TASK INSTRUCTIONS: Extract, from the listing that follows, each line containing the word "image".

>> start RAW RECORDS

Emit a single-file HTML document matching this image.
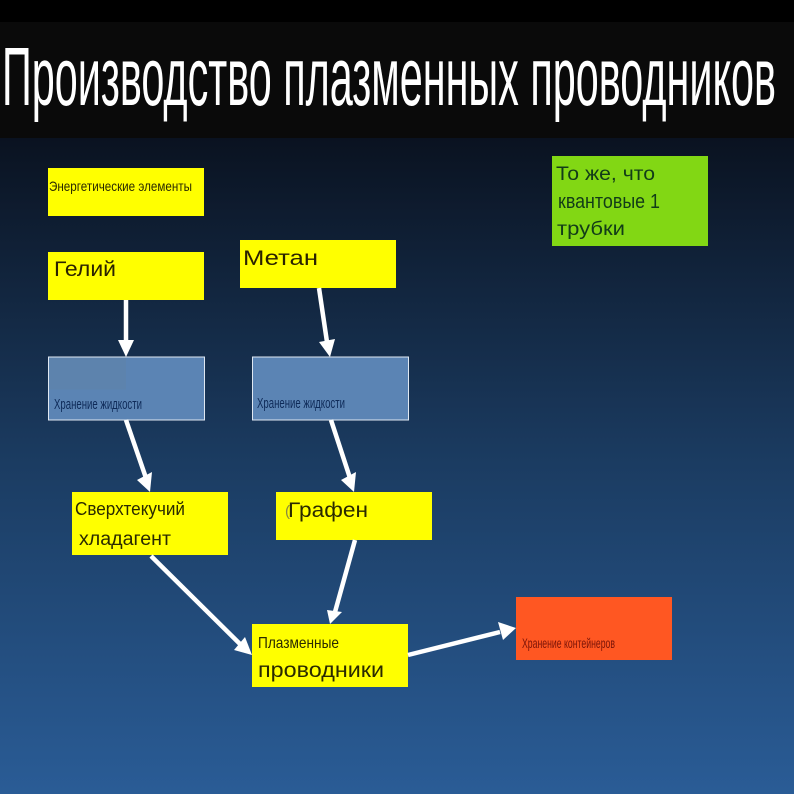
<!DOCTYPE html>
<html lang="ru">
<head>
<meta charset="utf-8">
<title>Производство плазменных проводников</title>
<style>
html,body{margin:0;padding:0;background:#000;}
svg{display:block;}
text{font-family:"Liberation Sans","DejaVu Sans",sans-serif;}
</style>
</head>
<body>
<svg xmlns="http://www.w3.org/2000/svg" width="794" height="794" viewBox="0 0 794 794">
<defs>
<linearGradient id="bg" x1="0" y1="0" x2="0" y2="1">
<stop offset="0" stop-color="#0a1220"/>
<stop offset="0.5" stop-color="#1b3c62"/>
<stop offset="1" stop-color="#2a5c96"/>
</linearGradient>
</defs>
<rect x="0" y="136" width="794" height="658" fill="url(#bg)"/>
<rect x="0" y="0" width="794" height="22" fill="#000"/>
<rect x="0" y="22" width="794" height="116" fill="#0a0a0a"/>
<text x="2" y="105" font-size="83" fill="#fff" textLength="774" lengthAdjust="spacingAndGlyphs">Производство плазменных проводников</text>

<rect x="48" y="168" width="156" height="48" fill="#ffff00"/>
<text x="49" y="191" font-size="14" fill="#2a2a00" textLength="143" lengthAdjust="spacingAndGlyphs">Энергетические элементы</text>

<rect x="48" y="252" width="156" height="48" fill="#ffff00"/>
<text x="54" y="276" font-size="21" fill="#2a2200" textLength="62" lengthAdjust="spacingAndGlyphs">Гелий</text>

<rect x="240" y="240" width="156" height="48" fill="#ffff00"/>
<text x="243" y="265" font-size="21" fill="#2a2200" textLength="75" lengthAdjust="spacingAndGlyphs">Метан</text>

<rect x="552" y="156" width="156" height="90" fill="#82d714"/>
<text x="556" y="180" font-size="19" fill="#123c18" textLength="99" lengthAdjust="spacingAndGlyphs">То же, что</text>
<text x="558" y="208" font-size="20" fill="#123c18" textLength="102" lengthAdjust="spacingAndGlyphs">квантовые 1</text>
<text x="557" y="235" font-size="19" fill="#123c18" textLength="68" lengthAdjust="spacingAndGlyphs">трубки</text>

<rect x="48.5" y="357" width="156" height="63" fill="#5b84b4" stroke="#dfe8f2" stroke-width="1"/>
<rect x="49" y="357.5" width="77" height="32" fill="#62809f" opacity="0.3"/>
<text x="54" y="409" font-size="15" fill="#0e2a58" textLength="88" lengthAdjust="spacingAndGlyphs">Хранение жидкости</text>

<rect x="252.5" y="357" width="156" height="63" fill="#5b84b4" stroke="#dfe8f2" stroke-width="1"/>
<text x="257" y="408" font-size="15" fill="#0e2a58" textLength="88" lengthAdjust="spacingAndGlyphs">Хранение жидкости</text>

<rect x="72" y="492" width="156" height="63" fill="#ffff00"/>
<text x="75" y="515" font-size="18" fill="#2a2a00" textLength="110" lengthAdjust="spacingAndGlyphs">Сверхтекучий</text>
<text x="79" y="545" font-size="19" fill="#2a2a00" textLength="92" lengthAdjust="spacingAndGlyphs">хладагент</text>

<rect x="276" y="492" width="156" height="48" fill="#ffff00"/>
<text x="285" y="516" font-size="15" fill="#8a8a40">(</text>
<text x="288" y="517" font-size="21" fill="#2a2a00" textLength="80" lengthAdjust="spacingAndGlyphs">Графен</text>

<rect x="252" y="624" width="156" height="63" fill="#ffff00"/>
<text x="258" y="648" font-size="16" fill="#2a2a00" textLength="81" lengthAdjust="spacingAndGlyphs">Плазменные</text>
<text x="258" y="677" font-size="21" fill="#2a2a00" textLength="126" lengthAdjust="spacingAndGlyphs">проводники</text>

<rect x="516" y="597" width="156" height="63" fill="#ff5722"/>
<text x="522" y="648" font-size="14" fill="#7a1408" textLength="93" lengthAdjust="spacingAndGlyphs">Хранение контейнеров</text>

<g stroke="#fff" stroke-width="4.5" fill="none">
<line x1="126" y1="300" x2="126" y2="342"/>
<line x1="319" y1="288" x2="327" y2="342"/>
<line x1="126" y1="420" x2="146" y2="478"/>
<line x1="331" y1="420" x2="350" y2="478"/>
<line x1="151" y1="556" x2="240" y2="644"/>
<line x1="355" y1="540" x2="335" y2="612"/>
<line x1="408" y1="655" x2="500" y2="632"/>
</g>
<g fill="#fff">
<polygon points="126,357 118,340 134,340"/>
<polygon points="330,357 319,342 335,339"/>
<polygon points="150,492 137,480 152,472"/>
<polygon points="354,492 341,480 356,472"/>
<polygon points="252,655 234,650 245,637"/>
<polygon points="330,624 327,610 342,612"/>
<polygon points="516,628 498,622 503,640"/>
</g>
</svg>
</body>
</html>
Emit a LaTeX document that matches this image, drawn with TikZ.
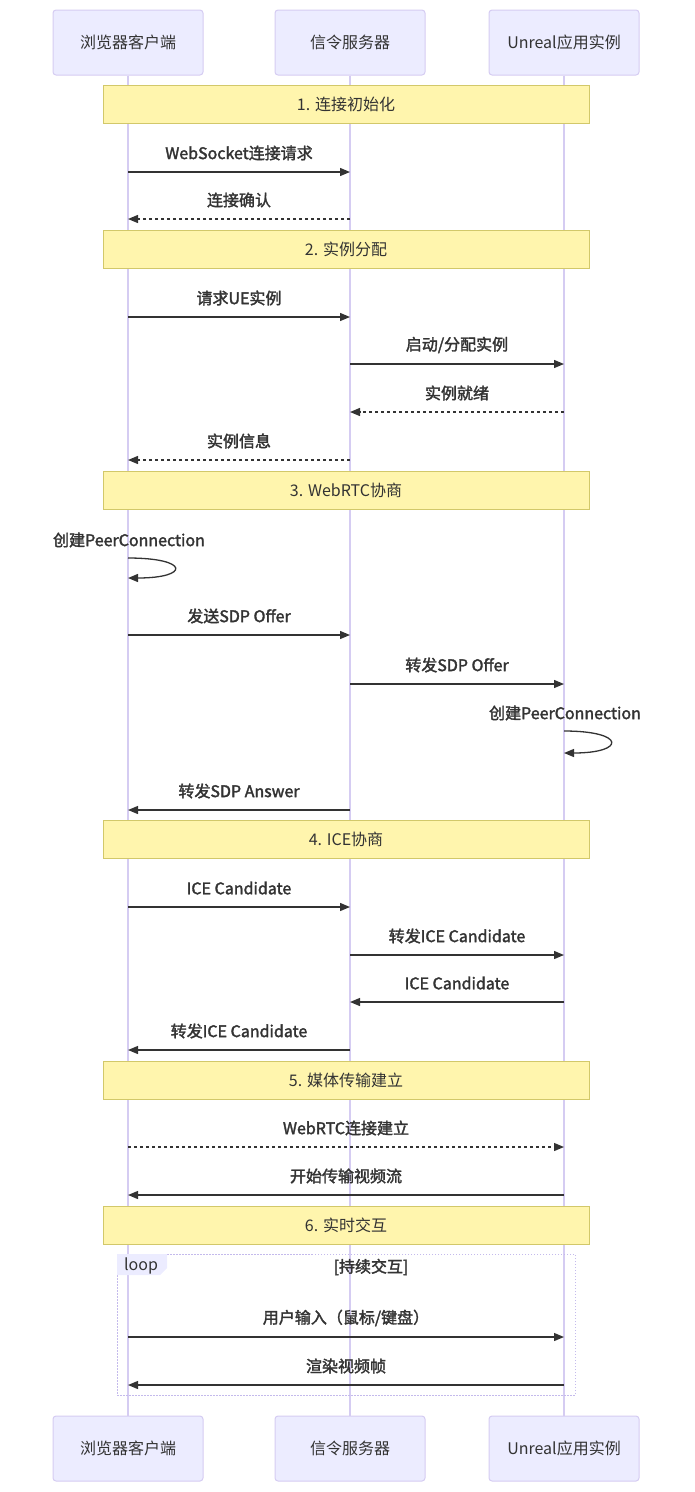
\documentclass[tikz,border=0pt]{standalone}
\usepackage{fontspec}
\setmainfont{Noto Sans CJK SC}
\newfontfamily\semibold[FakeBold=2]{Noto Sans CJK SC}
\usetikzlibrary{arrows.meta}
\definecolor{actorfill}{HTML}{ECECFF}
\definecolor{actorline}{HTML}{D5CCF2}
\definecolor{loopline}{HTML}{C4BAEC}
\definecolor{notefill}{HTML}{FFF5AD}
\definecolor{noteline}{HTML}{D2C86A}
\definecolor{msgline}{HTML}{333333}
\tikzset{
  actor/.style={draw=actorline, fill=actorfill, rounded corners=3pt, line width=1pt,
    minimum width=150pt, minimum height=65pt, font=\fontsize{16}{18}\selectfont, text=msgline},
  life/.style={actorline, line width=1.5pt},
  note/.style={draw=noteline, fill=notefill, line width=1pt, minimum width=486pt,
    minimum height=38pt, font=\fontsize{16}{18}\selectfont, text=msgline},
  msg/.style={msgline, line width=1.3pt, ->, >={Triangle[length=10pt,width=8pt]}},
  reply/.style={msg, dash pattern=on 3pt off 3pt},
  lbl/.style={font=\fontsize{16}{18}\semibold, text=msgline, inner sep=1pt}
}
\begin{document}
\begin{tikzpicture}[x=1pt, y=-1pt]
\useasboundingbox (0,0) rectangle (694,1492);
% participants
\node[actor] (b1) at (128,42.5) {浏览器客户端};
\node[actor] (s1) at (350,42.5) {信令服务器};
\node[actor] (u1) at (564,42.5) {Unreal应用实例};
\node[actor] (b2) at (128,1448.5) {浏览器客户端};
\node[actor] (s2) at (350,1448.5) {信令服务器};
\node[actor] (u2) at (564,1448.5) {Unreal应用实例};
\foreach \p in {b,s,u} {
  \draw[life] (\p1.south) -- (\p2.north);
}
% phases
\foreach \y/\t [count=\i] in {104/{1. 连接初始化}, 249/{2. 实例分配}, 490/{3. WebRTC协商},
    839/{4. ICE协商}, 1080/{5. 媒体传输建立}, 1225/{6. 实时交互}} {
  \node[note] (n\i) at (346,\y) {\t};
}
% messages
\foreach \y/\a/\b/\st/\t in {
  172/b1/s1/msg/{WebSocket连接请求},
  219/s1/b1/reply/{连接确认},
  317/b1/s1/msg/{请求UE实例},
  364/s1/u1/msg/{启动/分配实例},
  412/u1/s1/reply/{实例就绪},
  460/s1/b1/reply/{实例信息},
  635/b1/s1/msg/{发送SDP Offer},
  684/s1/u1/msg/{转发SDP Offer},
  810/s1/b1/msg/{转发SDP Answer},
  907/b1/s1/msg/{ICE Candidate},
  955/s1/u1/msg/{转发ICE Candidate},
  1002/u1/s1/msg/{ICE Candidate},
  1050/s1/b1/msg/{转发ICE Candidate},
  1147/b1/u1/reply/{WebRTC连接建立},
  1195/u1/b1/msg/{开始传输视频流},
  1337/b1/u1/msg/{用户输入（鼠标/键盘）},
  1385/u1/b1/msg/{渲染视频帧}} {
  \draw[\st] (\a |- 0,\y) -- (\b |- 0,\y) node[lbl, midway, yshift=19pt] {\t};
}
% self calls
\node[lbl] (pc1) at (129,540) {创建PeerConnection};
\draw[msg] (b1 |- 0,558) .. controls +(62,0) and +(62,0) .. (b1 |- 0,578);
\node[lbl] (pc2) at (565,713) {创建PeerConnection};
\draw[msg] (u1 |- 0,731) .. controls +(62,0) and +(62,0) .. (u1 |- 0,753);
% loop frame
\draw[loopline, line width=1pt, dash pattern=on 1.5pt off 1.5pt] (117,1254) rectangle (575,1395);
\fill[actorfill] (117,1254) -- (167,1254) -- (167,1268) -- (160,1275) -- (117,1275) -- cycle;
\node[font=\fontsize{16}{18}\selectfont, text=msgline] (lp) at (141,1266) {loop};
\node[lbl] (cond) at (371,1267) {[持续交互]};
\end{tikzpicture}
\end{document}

>> end RAW RECORDS

RESULT FOR THIS TASK:
Emit a single-file HTML document matching this image.
Emit a LaTeX document that matches this image, drawn with TikZ.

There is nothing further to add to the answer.